- [Task directions]: Write out the lines from the top of the material through the line with "from matplotlib.patches import Rectangle", exactly and with nothing added.

- [Recorded information]:
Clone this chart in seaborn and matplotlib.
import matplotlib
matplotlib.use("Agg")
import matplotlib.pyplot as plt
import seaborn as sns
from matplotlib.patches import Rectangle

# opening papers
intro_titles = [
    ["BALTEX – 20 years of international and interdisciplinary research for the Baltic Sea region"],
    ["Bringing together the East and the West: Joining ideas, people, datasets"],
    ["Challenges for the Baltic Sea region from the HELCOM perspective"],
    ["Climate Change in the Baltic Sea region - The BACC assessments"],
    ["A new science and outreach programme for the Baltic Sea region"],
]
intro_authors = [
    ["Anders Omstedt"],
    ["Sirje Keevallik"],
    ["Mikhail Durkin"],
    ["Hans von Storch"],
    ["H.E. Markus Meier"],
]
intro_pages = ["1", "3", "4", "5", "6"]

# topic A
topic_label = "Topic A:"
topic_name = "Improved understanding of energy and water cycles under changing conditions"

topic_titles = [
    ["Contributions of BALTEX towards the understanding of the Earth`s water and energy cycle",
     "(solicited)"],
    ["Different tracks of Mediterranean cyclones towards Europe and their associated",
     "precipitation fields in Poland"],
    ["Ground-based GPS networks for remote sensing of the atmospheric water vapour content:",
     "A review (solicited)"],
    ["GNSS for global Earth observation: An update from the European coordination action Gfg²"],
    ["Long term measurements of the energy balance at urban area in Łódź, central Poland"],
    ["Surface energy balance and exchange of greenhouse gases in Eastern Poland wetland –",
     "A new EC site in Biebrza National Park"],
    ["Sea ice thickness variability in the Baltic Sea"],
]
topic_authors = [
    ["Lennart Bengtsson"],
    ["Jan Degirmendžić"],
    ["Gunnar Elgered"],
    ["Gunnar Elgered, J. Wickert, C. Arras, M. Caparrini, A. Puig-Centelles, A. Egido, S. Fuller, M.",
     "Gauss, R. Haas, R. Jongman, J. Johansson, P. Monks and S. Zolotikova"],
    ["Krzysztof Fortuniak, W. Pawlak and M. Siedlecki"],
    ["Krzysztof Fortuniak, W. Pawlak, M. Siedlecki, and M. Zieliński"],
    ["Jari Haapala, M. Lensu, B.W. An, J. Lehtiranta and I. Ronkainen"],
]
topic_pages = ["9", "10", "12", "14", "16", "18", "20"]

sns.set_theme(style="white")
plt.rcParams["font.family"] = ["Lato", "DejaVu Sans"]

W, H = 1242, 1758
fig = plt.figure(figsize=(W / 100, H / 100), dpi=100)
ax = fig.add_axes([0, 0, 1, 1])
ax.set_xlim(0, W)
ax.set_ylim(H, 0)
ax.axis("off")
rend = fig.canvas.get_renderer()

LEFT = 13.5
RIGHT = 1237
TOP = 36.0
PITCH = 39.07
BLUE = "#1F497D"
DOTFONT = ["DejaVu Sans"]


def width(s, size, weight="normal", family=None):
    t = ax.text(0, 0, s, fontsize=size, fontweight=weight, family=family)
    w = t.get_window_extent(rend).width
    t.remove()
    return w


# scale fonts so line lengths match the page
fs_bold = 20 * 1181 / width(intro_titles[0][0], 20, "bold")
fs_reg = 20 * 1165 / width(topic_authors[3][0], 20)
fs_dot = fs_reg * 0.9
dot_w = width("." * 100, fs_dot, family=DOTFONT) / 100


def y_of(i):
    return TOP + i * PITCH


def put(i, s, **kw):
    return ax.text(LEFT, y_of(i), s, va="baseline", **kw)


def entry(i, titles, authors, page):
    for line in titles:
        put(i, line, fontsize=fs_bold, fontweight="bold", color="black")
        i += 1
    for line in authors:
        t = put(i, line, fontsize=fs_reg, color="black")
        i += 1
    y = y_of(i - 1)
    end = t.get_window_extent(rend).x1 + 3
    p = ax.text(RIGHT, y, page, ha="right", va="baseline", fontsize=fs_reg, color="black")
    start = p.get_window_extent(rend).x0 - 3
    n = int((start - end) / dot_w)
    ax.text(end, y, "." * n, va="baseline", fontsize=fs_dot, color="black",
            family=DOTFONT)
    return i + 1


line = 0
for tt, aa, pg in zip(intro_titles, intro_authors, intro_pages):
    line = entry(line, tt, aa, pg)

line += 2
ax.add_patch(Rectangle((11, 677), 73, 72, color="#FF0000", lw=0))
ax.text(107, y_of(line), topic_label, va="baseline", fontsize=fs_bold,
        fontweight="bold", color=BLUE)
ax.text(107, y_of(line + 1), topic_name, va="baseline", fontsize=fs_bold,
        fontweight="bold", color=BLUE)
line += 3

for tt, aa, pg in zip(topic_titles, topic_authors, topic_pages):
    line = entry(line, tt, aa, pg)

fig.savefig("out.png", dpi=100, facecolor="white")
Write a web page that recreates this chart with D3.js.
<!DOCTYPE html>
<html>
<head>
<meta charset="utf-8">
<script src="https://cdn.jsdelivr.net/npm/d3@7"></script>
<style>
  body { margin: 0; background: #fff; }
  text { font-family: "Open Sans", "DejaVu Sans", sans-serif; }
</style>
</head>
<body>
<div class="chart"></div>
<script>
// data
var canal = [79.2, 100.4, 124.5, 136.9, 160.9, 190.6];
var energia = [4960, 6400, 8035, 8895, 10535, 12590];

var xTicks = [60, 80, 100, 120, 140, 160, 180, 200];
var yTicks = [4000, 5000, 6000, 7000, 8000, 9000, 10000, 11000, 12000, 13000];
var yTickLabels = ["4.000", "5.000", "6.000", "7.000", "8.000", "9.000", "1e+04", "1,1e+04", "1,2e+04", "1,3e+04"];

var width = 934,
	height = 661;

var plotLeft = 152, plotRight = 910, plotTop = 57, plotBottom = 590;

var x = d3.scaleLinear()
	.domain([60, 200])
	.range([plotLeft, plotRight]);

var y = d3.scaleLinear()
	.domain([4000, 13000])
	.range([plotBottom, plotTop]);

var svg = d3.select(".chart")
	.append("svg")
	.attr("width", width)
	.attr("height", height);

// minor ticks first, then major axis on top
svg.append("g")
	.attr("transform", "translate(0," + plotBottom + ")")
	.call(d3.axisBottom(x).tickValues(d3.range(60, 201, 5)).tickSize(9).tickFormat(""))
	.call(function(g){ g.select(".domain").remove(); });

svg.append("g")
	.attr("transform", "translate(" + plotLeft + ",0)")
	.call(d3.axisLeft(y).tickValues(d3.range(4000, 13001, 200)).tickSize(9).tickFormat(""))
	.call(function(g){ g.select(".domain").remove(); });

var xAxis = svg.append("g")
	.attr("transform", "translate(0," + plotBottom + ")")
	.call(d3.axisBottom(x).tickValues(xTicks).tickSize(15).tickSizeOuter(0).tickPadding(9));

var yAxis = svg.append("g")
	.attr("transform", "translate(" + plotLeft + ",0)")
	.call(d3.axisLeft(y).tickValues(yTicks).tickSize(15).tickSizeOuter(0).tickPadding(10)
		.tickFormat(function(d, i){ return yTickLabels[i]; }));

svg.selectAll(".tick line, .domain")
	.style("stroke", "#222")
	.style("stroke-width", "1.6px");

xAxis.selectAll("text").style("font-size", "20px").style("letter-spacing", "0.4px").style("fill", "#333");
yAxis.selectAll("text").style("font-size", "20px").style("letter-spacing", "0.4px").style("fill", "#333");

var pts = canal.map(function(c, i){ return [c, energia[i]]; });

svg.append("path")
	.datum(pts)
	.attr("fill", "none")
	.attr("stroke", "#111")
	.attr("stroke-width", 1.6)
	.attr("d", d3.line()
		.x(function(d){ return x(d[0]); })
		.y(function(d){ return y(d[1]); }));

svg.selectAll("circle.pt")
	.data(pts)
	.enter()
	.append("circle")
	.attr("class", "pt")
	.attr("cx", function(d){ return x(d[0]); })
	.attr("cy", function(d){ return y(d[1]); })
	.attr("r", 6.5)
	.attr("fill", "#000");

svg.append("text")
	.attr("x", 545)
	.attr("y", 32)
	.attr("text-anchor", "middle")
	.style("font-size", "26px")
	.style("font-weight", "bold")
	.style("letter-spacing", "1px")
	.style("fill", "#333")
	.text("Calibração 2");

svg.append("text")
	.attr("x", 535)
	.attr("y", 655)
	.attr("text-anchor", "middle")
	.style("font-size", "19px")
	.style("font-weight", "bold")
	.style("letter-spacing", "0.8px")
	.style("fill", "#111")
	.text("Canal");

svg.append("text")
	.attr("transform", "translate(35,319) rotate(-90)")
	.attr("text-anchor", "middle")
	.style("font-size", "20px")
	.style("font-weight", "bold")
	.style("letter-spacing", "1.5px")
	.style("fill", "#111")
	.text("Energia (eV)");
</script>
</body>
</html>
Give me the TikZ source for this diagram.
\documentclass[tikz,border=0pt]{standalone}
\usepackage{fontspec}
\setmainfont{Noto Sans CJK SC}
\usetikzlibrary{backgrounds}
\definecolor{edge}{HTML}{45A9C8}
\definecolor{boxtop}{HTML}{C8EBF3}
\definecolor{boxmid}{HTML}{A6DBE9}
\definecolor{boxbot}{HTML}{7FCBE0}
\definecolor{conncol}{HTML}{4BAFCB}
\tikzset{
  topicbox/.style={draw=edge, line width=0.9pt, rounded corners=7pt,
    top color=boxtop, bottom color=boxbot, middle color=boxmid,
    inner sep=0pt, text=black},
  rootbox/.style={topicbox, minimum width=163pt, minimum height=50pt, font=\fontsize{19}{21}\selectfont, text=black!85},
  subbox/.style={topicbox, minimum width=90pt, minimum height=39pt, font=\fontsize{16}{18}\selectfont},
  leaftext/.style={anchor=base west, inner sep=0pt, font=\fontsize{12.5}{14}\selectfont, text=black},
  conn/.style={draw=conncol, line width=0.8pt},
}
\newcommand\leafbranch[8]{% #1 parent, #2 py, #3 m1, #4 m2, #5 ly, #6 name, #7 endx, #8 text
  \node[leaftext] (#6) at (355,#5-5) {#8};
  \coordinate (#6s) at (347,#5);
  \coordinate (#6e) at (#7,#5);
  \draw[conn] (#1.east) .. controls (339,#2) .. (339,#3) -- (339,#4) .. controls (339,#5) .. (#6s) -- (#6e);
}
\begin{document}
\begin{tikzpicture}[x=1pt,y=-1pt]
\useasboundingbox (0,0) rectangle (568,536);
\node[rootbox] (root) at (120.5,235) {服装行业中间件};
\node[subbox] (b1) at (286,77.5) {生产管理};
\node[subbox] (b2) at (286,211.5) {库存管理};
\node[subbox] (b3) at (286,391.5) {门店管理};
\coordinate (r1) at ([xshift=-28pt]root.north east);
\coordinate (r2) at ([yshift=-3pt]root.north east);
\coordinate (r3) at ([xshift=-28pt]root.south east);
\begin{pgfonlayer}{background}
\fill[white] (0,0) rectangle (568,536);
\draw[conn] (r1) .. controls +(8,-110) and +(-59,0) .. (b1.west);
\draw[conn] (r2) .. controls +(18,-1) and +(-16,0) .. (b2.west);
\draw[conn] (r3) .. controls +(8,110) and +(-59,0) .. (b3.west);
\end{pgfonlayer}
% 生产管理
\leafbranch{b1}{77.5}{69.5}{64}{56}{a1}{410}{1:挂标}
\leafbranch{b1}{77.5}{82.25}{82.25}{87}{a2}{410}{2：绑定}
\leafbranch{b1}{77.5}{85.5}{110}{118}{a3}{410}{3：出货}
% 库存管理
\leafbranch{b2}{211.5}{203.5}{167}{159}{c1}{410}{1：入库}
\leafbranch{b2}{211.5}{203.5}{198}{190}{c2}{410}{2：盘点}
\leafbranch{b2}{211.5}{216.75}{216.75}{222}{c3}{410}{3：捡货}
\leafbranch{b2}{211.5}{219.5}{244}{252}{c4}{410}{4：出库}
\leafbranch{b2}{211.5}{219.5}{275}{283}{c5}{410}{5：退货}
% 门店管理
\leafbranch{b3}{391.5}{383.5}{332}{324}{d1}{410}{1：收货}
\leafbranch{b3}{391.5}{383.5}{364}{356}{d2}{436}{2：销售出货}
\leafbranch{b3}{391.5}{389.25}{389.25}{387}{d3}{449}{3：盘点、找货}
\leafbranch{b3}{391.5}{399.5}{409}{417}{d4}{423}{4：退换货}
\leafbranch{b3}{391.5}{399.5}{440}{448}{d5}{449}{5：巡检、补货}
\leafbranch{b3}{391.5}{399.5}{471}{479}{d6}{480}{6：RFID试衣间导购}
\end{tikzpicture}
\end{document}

- [Correct answer]:
Clone this chart in seaborn and matplotlib.
import matplotlib
matplotlib.use("Agg")
import matplotlib.pyplot as plt
import seaborn as sns
from matplotlib.patches import Rectangle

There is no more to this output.